A Ucrânia tinha 44 milhões de habitantes na época do massacre, e estudos atuais apontam que não havia nenhuma razão climática significativa na época que justificasse a grande fome. Estima-se que 7 milhões de vidas foram ceifadas, lutando pelo direito de comer aquilo que plantaram, e desses, 4 milhões morreram de fome.

2021: Mas foi intencional?

O holodomor foi negado por décadas. De início, era negado que esse genocídio sequer existiu, mas, agora que isso é inegável, os negacionistas dizem que não foi genocídio alegando que a tragédia não foi intencional. Isso é refutado por Alexandra Ilia em seu artigo na revista romena de Ciências Políticas Studia Politica:

“Os assassinatos na Ucrânia não foram numerosos apenas na fome de 1932-1933. O número de mortos na Ucrânia depois que os bolcheviques chegaram ao poder também foi bastante alto. Nos anos antes da fome, o regime bolchevique tentou acabar com os sentimentos nacionalistas do povo ucraniano passando por expurgos da elite intelectual, impondo língua russa e dissolução da igreja nacional”

O holodomor aconteceu porque a Ucrânia especificamente era vista pela URSS como uma região com etnia, religião e cultura contra revolucionárias, e que por isso deveriam ser eliminadas. Por definição, é genocídio.

2022: Se fere a minha existência, serei resistência

Vivemos o 90º aniversário do holodomor neste ano, o que significa que ainda existem pessoas vivas que passaram por isso. Para elas, voltar a ser parte da Rússia é como um judeu voltar a viver sob o nazismo ou como um ex escravo ver a revogação da lei áurea. Não é uma opção. Desistir e se render à opressão não vai trazer paz.
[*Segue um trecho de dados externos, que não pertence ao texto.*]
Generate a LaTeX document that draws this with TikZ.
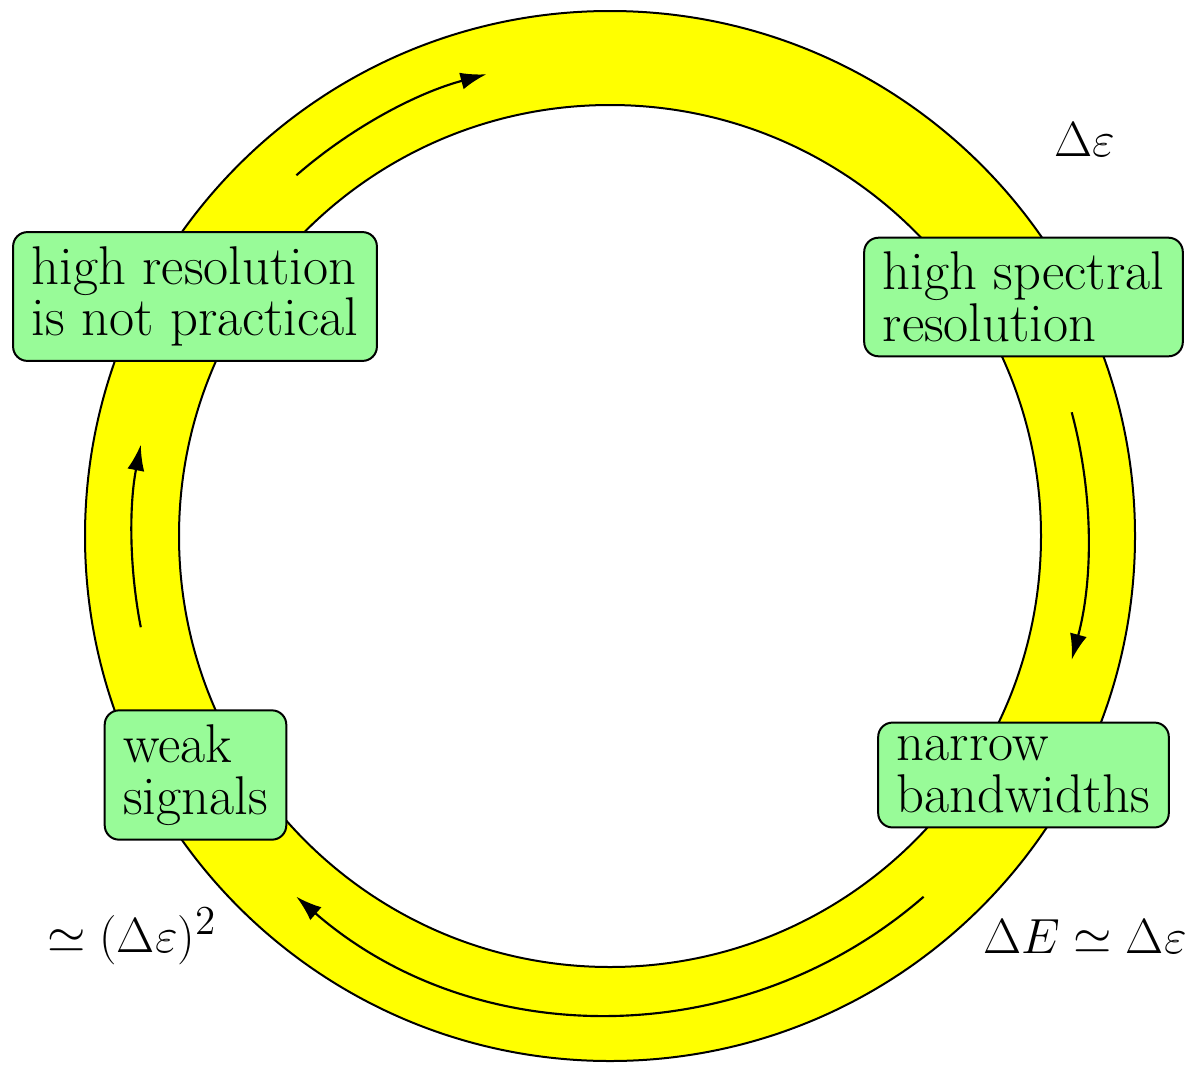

É por isso que, mesmo que todos os países do ocidente tenham a abandonado para lutar sozinha, e mesmo que seja quase impossível vencer um inimigo tão poderoso, eles não vão desistir de lutar. Os civis se juntaram aos soldados e lutam como podem porque, mesmo que a esperança de vencer seja mínima, preferem morrer de pé do que viver de joelhos.